INFORMATION SHOWN:
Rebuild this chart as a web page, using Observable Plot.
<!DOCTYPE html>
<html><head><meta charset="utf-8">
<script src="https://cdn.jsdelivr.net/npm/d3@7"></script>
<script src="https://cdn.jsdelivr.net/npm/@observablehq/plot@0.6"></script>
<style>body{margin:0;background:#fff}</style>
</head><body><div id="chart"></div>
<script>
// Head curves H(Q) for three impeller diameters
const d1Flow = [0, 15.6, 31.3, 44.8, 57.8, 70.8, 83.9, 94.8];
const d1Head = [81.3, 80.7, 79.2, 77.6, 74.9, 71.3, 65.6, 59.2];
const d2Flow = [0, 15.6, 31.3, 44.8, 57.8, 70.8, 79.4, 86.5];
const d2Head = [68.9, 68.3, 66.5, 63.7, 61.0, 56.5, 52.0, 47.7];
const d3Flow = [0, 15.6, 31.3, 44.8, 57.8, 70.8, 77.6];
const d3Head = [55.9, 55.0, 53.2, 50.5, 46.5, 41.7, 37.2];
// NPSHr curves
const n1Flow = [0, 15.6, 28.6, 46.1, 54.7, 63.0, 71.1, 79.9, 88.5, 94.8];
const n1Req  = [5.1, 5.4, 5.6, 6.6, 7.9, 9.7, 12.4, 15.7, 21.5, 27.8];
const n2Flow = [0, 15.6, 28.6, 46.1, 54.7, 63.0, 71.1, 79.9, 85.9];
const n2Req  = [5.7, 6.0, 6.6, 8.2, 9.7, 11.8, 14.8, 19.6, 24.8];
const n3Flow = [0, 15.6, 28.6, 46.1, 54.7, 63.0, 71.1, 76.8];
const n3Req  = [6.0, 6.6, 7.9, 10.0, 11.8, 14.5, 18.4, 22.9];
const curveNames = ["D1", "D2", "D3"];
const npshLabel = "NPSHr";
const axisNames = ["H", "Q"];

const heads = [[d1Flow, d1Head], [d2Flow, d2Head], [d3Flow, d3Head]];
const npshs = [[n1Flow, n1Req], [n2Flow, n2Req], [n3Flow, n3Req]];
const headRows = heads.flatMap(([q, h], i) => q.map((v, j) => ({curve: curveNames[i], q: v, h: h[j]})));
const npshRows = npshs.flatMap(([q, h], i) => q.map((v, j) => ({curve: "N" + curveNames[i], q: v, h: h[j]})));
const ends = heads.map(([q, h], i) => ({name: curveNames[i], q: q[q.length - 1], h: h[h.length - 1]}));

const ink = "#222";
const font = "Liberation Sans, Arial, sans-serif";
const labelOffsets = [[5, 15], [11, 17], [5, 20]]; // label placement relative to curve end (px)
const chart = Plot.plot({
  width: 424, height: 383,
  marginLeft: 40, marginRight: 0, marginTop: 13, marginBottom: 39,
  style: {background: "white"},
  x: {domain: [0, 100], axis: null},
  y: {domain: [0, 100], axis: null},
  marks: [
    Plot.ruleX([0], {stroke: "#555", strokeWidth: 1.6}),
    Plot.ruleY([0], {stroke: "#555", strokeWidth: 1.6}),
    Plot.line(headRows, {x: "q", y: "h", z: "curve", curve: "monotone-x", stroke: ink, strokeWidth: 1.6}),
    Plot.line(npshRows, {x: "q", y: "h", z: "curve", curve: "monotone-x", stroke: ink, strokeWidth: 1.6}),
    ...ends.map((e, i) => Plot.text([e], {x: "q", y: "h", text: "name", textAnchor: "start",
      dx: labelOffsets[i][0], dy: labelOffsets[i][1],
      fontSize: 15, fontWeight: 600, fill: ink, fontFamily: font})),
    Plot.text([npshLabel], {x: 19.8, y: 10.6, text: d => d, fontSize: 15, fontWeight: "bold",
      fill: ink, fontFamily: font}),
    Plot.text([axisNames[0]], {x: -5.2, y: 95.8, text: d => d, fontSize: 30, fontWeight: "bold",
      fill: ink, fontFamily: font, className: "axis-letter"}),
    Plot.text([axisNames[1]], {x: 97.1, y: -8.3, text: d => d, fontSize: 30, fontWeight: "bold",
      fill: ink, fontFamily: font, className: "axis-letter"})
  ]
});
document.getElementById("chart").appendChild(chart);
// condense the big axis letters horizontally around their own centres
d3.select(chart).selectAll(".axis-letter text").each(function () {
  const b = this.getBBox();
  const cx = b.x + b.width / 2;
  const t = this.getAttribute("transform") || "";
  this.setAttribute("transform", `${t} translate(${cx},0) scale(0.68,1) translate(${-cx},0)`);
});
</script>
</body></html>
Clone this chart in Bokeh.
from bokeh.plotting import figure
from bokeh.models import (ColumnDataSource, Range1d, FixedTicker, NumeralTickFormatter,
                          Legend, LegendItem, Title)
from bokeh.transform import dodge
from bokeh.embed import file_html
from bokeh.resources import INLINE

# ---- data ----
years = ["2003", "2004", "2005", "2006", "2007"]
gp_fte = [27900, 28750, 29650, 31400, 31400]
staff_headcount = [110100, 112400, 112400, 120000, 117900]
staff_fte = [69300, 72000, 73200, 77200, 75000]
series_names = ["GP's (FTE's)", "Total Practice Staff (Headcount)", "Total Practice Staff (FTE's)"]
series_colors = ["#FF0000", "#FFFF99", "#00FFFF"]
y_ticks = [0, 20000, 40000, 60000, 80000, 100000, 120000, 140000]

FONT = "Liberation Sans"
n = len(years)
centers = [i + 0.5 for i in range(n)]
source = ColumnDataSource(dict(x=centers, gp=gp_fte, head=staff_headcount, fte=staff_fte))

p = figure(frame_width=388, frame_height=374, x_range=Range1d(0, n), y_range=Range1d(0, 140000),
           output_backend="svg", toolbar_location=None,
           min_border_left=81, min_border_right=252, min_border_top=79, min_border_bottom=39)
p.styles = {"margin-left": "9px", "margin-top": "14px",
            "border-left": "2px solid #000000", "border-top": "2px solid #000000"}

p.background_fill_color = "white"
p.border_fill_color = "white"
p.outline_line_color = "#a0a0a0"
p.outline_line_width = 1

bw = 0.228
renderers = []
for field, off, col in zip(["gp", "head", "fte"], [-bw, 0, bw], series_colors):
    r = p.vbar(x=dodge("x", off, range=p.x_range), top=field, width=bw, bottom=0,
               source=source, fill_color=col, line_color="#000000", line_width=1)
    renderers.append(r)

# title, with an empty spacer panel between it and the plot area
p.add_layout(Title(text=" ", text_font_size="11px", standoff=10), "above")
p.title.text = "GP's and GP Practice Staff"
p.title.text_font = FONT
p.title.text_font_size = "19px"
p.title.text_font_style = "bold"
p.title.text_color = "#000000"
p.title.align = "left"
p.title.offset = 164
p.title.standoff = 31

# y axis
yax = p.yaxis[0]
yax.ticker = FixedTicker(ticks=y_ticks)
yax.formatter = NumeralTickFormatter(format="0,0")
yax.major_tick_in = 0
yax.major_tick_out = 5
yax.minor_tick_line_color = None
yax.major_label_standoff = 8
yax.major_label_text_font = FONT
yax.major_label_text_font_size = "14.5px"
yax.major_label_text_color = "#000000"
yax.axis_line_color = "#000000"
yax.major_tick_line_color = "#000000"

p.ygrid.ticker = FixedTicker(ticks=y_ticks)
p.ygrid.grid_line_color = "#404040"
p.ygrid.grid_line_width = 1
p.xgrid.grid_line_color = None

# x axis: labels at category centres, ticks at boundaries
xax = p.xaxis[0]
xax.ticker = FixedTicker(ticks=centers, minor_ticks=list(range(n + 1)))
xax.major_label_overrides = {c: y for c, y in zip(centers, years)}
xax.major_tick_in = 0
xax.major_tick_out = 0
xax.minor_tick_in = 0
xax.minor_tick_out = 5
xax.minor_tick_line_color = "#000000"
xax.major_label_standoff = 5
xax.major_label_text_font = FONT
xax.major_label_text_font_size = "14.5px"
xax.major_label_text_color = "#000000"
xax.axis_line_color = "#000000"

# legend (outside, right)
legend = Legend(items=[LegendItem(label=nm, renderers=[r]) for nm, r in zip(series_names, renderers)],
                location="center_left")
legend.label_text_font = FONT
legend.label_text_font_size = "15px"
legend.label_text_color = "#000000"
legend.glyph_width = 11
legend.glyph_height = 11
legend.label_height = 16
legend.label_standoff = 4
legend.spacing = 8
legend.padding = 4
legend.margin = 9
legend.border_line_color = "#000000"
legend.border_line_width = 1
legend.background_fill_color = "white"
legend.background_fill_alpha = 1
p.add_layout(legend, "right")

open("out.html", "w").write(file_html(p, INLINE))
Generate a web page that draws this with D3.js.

EXERCISE DESCRIPTION: Copy every line of the listing containing the string "with".

RESPONSE TO THIS TASK:
# title, with an empty spacer panel between it and the plot area
Generate a web page that draws this with D3.js.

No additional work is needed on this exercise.